Well, I read this one in a matter of hours…This author always lucks out with gorgeous covers. Really, I can’t take my eyes away from this one, again. I was kind of hoping this would be a book series of 2 books because I knew having to wait on Prince Maxon’s final choice for a third book would be unbearable. Alas, there will be one more in the series, and I now have some serious waiting to do.
The Elite immediately follows the actions of The Selection. Prince Maxon is down to the elite of his girls. There are six left, including America. The competition is tight at the castle, with girls resorting to all sorts of behavior. America, as before, is ever indecisive of what and who she really wants. Also, the rebel attacks have been becoming more violent, and more frequent.
America is always asking the men in her life for more time. Does she clearly love both? Yes. Does she know if she can be a princess? This, she doesn’t know. Maxon is still enamored with her, no matter how America pushes him away. And Aspen has become a worthy opponent in the love triangle, always attempting to get a moment alone with America and remind her of the wonderful past they had once shared.
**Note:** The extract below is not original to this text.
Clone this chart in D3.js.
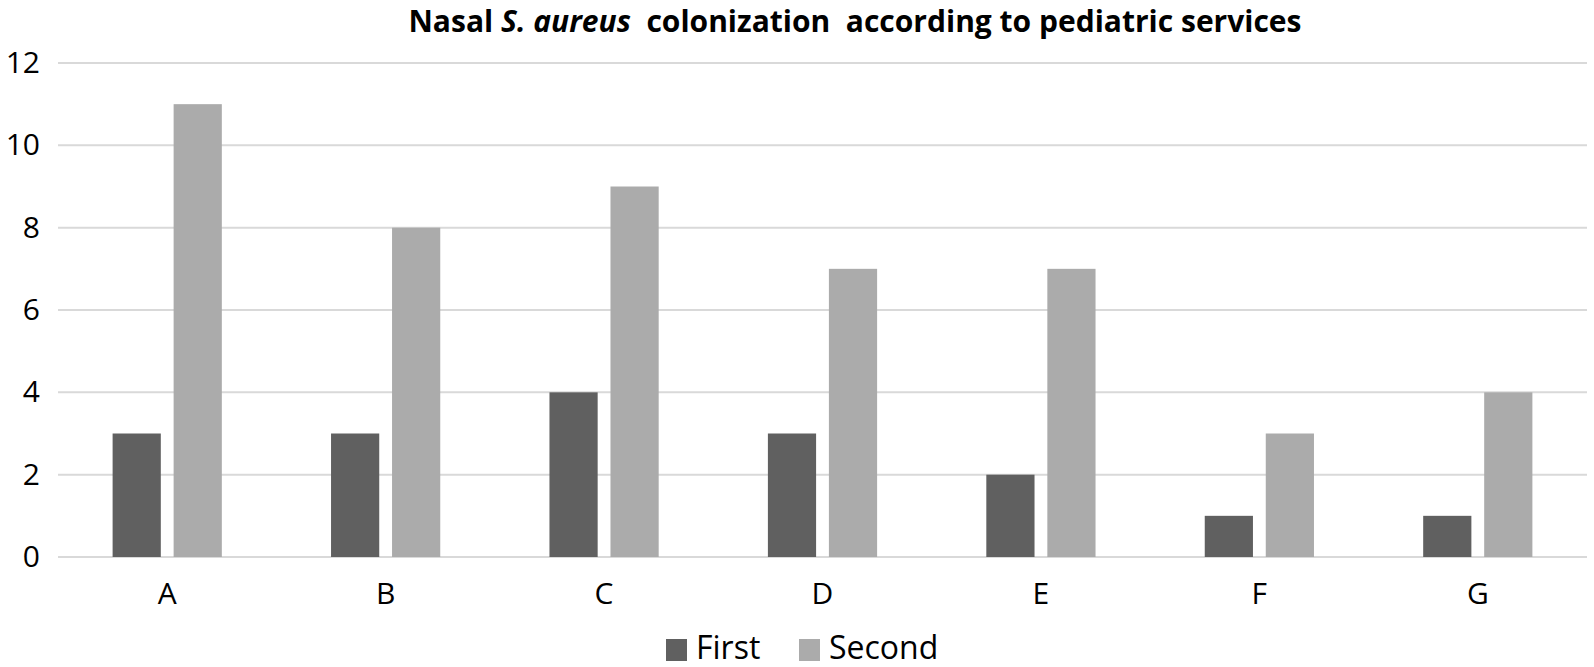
<!DOCTYPE html>
<html lang="en">
<head>
  <meta charset="UTF-8">
  <title>Nasal S. aureus colonization</title>
  <style>
    body { margin: 0; background: #fff; }
    svg { font-family: "Open Sans", sans-serif; }
    .grid line { stroke: #d9d9d9; stroke-width: 2px; }
    .tick text { fill: #000; }
  </style>
</head>
<body>
  <script src="https://d3js.org/d3.v7.min.js"></script>
  <script>
    // data
    const categories = ["A", "B", "C", "D", "E", "F", "G"];
    const series = ["First", "Second"];
    const firstValues = [3, 3, 4, 3, 2, 1, 1];
    const secondValues = [11, 8, 9, 7, 7, 3, 4];
    const yTicks = [0, 2, 4, 6, 8, 10, 12];
    const colors = ["#606060", "#ababab"];

    const width = 1594, height = 667;
    const margin = {top: 63, right: 7, bottom: 110, left: 58};

    const svg = d3.select("body").append("svg")
      .attr("width", width)
      .attr("height", height);

    const x = d3.scaleBand()
      .domain(categories)
      .range([margin.left, width - margin.right])
      .paddingInner(0.5)
      .paddingOuter(0.25);

    const xSub = d3.scaleBand()
      .domain(series)
      .range([0, x.bandwidth()])
      .paddingInner(0.21);

    const y = d3.scaleLinear()
      .domain([0, 12])
      .range([height - margin.bottom, margin.top]);

    const color = d3.scaleOrdinal().domain(series).range(colors);

    // gridlines
    svg.append("g")
      .attr("class", "grid")
      .selectAll("line")
      .data(yTicks)
      .join("line")
        .attr("x1", margin.left)
        .attr("x2", width - margin.right)
        .attr("y1", d => y(d))
        .attr("y2", d => y(d));

    // y axis labels
    const yAxis = svg.append("g")
      .attr("transform", `translate(${margin.left},0)`)
      .call(d3.axisLeft(y).tickValues(yTicks).tickSize(0).tickPadding(18));
    yAxis.select(".domain").remove();
    yAxis.selectAll("text").attr("font-size", 30).attr("font-family", "Open Sans, sans-serif");

    // bars
    const rows = categories.map((c, i) => ({cat: c, vals: [firstValues[i], secondValues[i]]}));
    svg.append("g")
      .selectAll("g")
      .data(rows)
      .join("g")
        .attr("transform", d => `translate(${x(d.cat)},0)`)
      .selectAll("rect")
      .data(d => series.map((s, j) => ({key: s, value: d.vals[j]})))
      .join("rect")
        .attr("x", d => xSub(d.key))
        .attr("width", xSub.bandwidth())
        .attr("y", d => y(d.value))
        .attr("height", d => y(0) - y(d.value))
        .attr("fill", d => color(d.key));

    // x axis labels
    const xAxis = svg.append("g")
      .attr("transform", `translate(0,${y(0)})`)
      .call(d3.axisBottom(x).tickSize(0).tickPadding(26));
    xAxis.select(".domain").remove();
    xAxis.selectAll("text").attr("font-size", 30).attr("font-family", "Open Sans, sans-serif");

    // title
    const title = svg.append("text")
      .attr("x", 855)
      .attr("y", 32)
      .attr("text-anchor", "middle")
      .attr("font-size", 30)
      .attr("font-weight", "bold")
      .attr("fill", "#000");
    title.append("tspan").text("Nasal ");
    title.append("tspan").attr("font-style", "italic").text("S. aureus");
    title.append("tspan").attr("xml:space", "preserve").text("  colonization  according to pediatric services");

    // legend
    const legendX = [666, 799];
    const legend = svg.append("g");
    legend.selectAll("rect")
      .data(series)
      .join("rect")
        .attr("x", (d, i) => legendX[i])
        .attr("y", 639)
        .attr("width", 21)
        .attr("height", 22)
        .attr("fill", d => color(d));
    legend.selectAll("text")
      .data(series)
      .join("text")
        .attr("x", (d, i) => legendX[i] + 30)
        .attr("y", 659)
        .attr("font-size", 32)
        .attr("fill", "#000")
        .text(d => d);
  </script>
</body>
</html>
There’s more challenges, more parties, more hiding from violent attacks on the castle, and so much more world–building! America gets her hand on a historical diary and with this book, the history of her very disturbing, yet also believable caste system becomes explained. There’s a lot more politics in this one, a lot more history, and a lot more drama!
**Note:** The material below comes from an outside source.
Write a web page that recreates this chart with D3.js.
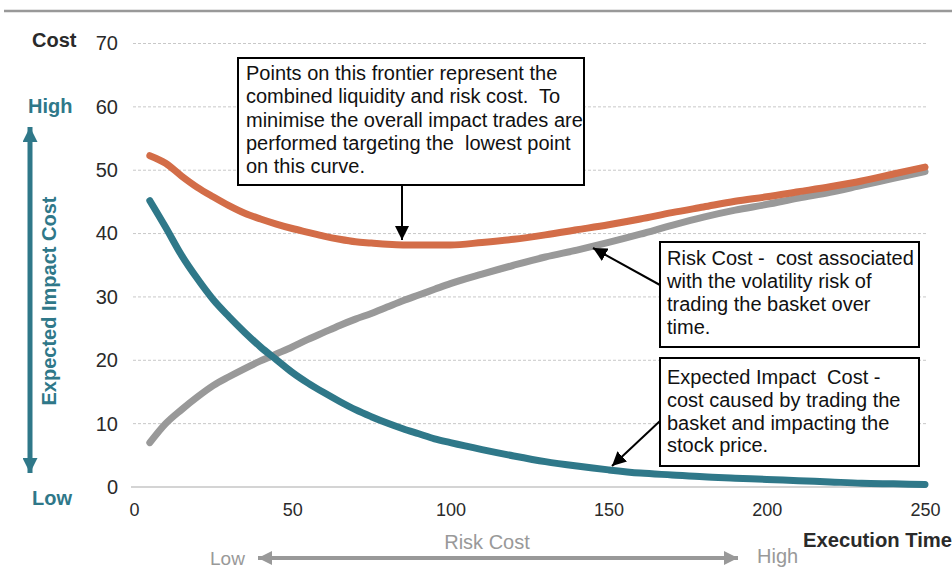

A lot of the book is about America realizing that no choice is perfect and that no one is perfect either. We learn a lot about Maxon and his evil father. And we learn a lot more about the remaining selected girls. There’s terrifying confrontations, rebellious live TV moments, dancing, debating, and one terrifying moment that actually caused me to step back in shock. I was crying for these characters and I was fighting against them too. What it all comes down to for America is not just who she loves the most, but how willing she is to make a difference.
This was definitely an interesting sequel. A lot was learned about this world in turmoil. A lot was learned about Maxon. And a lot was learned about America and what she is capable of handling and accepting. I sort of had a love/hate relationship with America though. What I loved most about her was that she was always willing to hear all sides of an argument. She listens to the hired help as much as she listens to the queen. She gets all sides of an argument before making a decision. This also caused me to hate her for stringing these two young men around for so long.
I also found myself on multiple occasions kind of wanting to slap some sense into America. Yes, she was always listening to everyone, acting as the one moral compass of the entire cast of characters. But, she changed her mind too often, all the time. Aspen would piss her off and she’d run to Maxon. Maxon would allow some atrocity to take place, and she would ache for Aspen. I just don’t think love works this way. I think it’s clear which boy she loves more. She’s just letting so many other things get in her way, and maybe rightly so.
I guess my major problem with America was I just kept hoping for her to be tougher/stronger. I wanted her to come to the realization that she could change things for the better much quicker. I want her to want to be queen. I want her to want to change the horrible world she lives in. And above all else I want her to stand up to the king! I kept hoping for the book to take a more rebellious plot turn, but it never really went there.
I get that it’s a far step from musician to leader, but America has all the things a great leader needs; I just wish she saw that. Maybe she comes to this conclusion in the final book? And maybe all the things I keep hoping for, will all come to pass. I’ll have to wait and see.
I enjoyed all the wake-up call moments for America. The hardest one was the unfair treatment of a close friend, and while this pulled at my heartstrings, I also see how this can act at the turning point for America and it needed to happen. I also like that Maxon came off as much more human in this one. He’s not just prince Charming any more. He has a lot of serious flaws. I also love how important books and history have become here. The rebels were stealing books!
And of course there is all the Bachelor-type drama that happened in book 1. It is so addicting, reading a book that reads like a reality show. It’s an easy read (though slightly more intense now). It’s fast paced. There’s a love triangle to end all love triangles. There’s rebellions and politics. There’s dances and fear. I give it a 9/10. And I’m dying to keep reading. Please hurry, Kiera Cass!